Actual generation could undershoot the P50 yield estimate due to
weather variability, soiling, partial-shade, inverter unavailability or
uncalibrated yield modelling.

  • Mitigation. The Independent Engineer’s yield
    study uses 10-year SolarGIS satellite-derived irradiance data calibrated
    against on-site pyranometer readings. The project is sized off the P90
    (1-in-10-year worst-case) yield for debt-sizing purposes, providing a
    structural buffer between the contracted obligation and the modelled
    output. Quarterly soiling cycles, predictive maintenance and an on-site
    weather station continuously close the yield-prediction loop.

8.2.6 Regulatory / Policy Risk

South African energy policy is evolving rapidly. A material change to
the IRP, the Electricity Regulation Act, or to local-content thresholds
could affect project economics.

  • Mitigation. PPAs include change-in-law clauses
    providing for tariff adjustment to preserve project economics in the
    event of a material adverse legal change. We will maintain active
    membership of SAPVIA and ongoing dialogue with the IPP Office, NERSA and
    the DMRE.

8.2.7 Land Tenure & Community Risk

Title disputes, opposition from neighbouring landowners, or community
grievances can stall a project even after authorisations are
granted.

  • Mitigation. Land has been secured through a
    long-term notarial lease registered against the underlying deed, with
    extensive due diligence on title and servitudes. The Community Trust
    gives surrounding communities a direct economic stake in the project. A
    Community Liaison Officer is appointed for the construction
    period.

8.2.8 Local-Content Compliance Risk

REIPPPP BW7 introduced a 40-50% local-content target as a binding bid
criterion.
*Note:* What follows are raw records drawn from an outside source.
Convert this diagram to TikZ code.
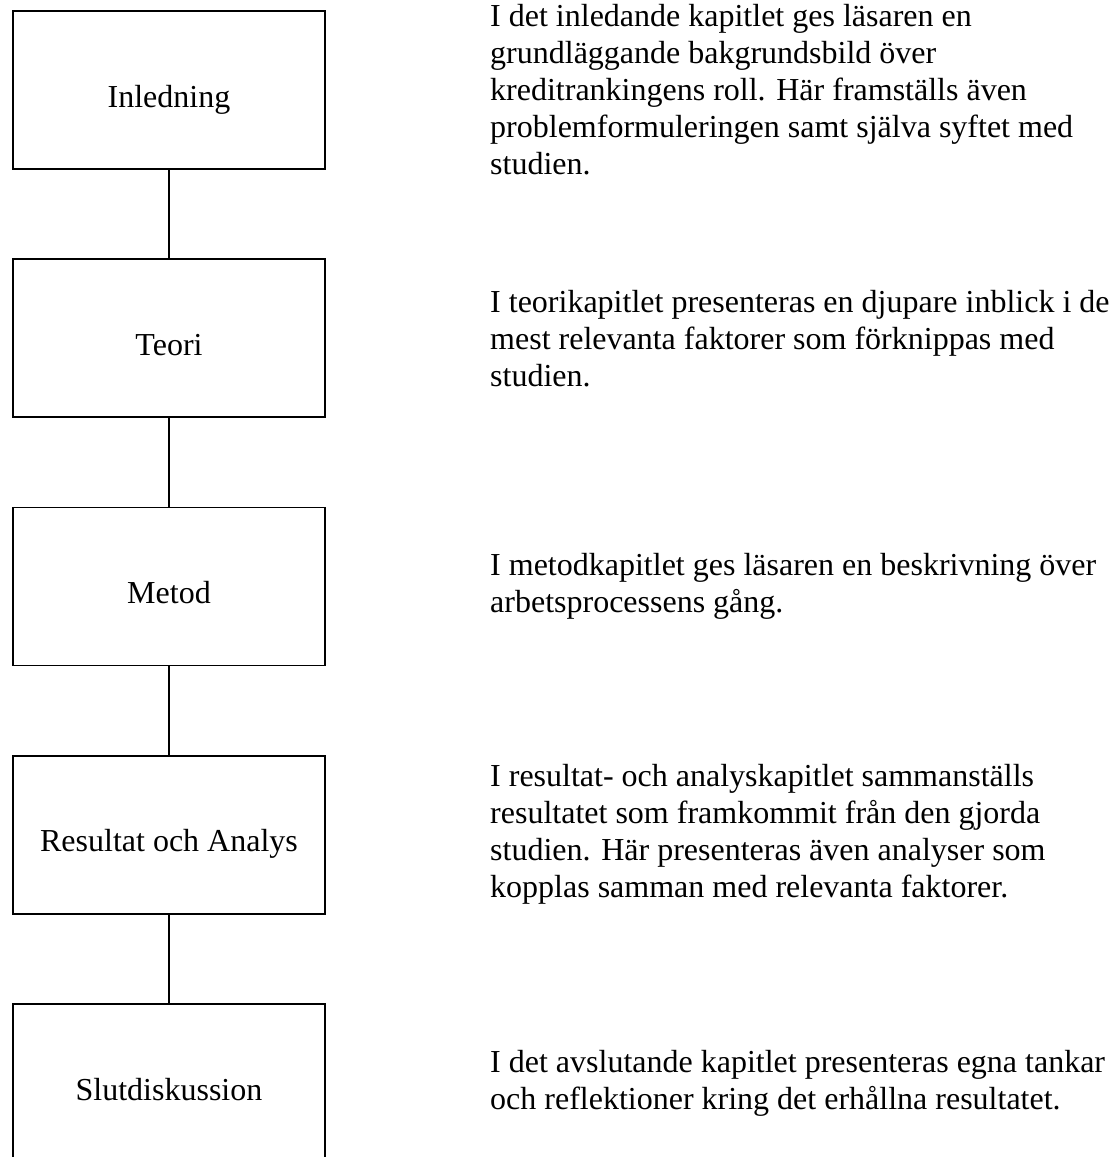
\documentclass[tikz,border=0pt]{standalone}
\usepackage{fontspec}
\setmainfont{Liberation Serif}
\begin{document}
\begin{tikzpicture}[x=1pt,y=-1pt,
  chapbox/.style={draw=black,line width=1.6pt,minimum width=312pt,minimum height=158pt,
    inner sep=0pt,font=\fontsize{32}{37}\selectfont,text height=34pt,text depth=0pt},
  desc/.style={anchor=west,align=left,inner sep=0pt,font=\fontsize{32}{37}\selectfont},
  link/.style={draw=black,line width=1.6pt}]
\useasboundingbox (0,0) rectangle (1119,1157);
\clip (0,0) rectangle (1119,1157);
\fill[white] (0,0) rectangle (1119,1157);
\node[chapbox] (b1) at (169,90) {Inledning};
\node[chapbox] (b2) at (169,338.25) {Teori};
\node[chapbox] (b3) at (169,586.5) {Metod};
\node[chapbox] (b4) at (169,834.75) {Resultat och Analys};
\node[chapbox] (b5) at (169,1083) {Slutdiskussion};
\path[link] (b1.south) -- (b2.north);
\path[link] (b2.south) -- (b3.north);
\path[link] (b3.south) -- (b4.north);
\path[link] (b4.south) -- (b5.north);
\node[desc] (t1) at (490,90) {I det inledande kapitlet ges läsaren en\\grundläggande bakgrundsbild över\\kreditrankingens roll. Här framställs även\\problemformuleringen samt själva syftet med\\studien.};
\node[desc] (t2) at (490,338.25) {I teorikapitlet presenteras en djupare inblick i de\\mest relevanta faktorer som förknippas med\\studien.};
\node[desc] (t3) at (490,586.5) {I metodkapitlet ges läsaren en beskrivning över\\arbetsprocessens gång.};
\node[desc] (t4) at (490,834.75) {I resultat- och analyskapitlet sammanställs\\resultatet som framkommit från den gjorda\\studien. Här presenteras även analyser som\\kopplas samman med relevanta faktorer.};
\node[desc] (t5) at (490,1083) {I det avslutande kapitlet presenteras egna tankar\\och reflektioner kring det erhållna resultatet.};
\end{tikzpicture}
\end{document}
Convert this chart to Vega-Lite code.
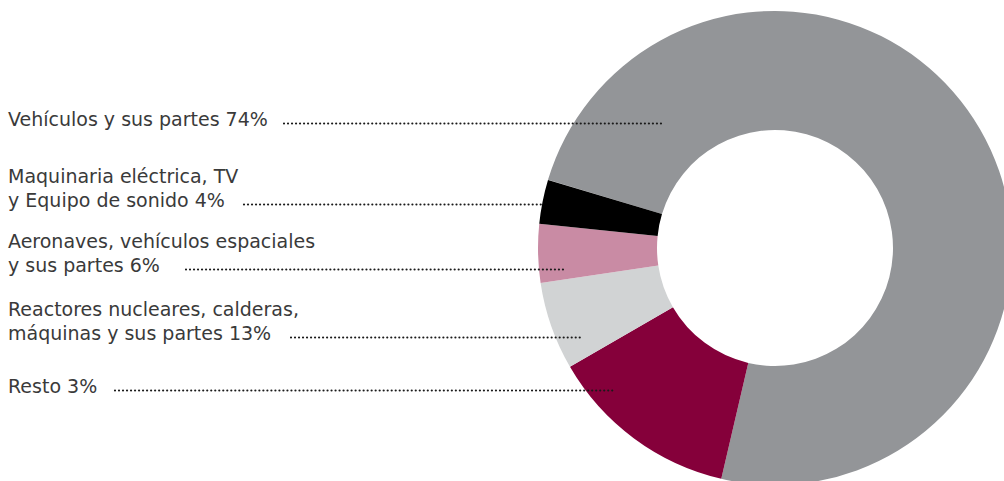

Failure to meet the target attracts contractual penalties
and, in extremis, termination.

  • Mitigation. Local-content design integrates
    South African-manufactured mounting structures, trackers, switchgear,
    and balance-of-plant. Local labour and SMME procurement comprise the
    bulk of the construction component. Independent local-content
    verification is built into our procurement plan.

8.2.9 Theft, Vandalism & Cybersecurity

Solar plants in South Africa have, in isolated cases, faced cable
theft, copper theft and modular vandalism. Cybersecurity is a growing
concern as SCADA systems become more network-exposed.

  • Mitigation. Perimeter fencing, motion sensors,
    24/7 manned security, and CCTV are integrated into the BoS scope.
    Inverters and trackers are tagged with RFID. SCADA networks are
    segregated from corporate IT and operate behind air-gapped firewalls
    with quarterly penetration testing.

8.2.10 Environmental & Health-Safety Risk

Construction-phase HSE risks include vehicle accidents, electrical
injuries and dust-related health impacts. Operational-phase
environmental risks are limited but include water use for module
cleaning and end-of-life module recycling.

  • Mitigation. Construction is administered under a
    NEMA-compliant Environmental Management Programme audited by an
    independent ECO. Module cleaning uses dry brushing wherever possible,
    with water use less than 0.10 ML / GWh generated. End-of-life module
    recycling is contracted at COD via a take-back agreement with the module
    supplier.

8.3 Risk Allocation Matrix

Each material risk is allocated to the party best able to manage it
under the project’s contractual architecture. The summary allocation is
shown below.

Risk Allocated To Contract / Mechanism
Construction delay & cost overrun EPC contractor Fixed-price, fixed-timeline EPC + LDs
Plant performance ratio EPC + O&M Performance guarantee + O&M KPIs
Module degradation Module supplier 25-year linear performance warranty
Resource (yield) variability Project / equity P90 yield used for debt sizing
Eskom / counterparty default Sovereign / project Treasury Implementation Agreement
Grid connection delay Eskom Step-in rights for lenders
Currency (capex) Project Forward FX hedge at FC
Currency (revenue) Project / offtaker USD-linked tariff (hyperscale)
Change in law Offtaker / sovereign PPA change-in-law clause
Tax / fiscal change Project Modelled in sensitivity
Weather (extreme events) Insurer Property + delay-in-start-up cover

8.4 Insurance Programme

Insurance cover during construction and operations is structured as
follows, with all policies subscribed by lenders’ approved insurers and
the lenders named as loss payees on principal policies.

Cover Period Insured Sum / Limit
Construction All-Risks (CAR) Construction Full project value
Delay-in-Start-Up (DSU / ALOP) Construction 12 months gross profit
Marine Cargo Construction Replacement value
Public & Product Liability Construction + Ops ZAR 300 m / occurrence
Property Damage (operations) Operations Full replacement value
Business Interruption Operations 12 months gross profit
Directors & Officers Liability Permanent ZAR 100 m / aggregate
Cyber Liability Permanent ZAR 50 m / aggregate
Environmental Impairment Liability Operations ZAR 75 m / aggregate

8.5 Risk Governance

The Audit & Risk Committee, chaired by an independent
non-executive director, will meet quarterly to review the Project Risk
Register, the status of mitigation actions, and any material new risks
identified by management or by the lenders’ Independent Engineer.
Material risks are escalated to the full Board within 24 hours of
identification. The Risk Register is mapped to the project financial
model so that a change in risk severity automatically prompts a
re-evaluation of the most-affected sensitivity scenario.

Confidential — this business plan is provided to prospective investors and lenders for evaluation purposes only and may not be reproduced or distributed without the written consent of MEGAPOWER Solar Power (Pty) Ltd.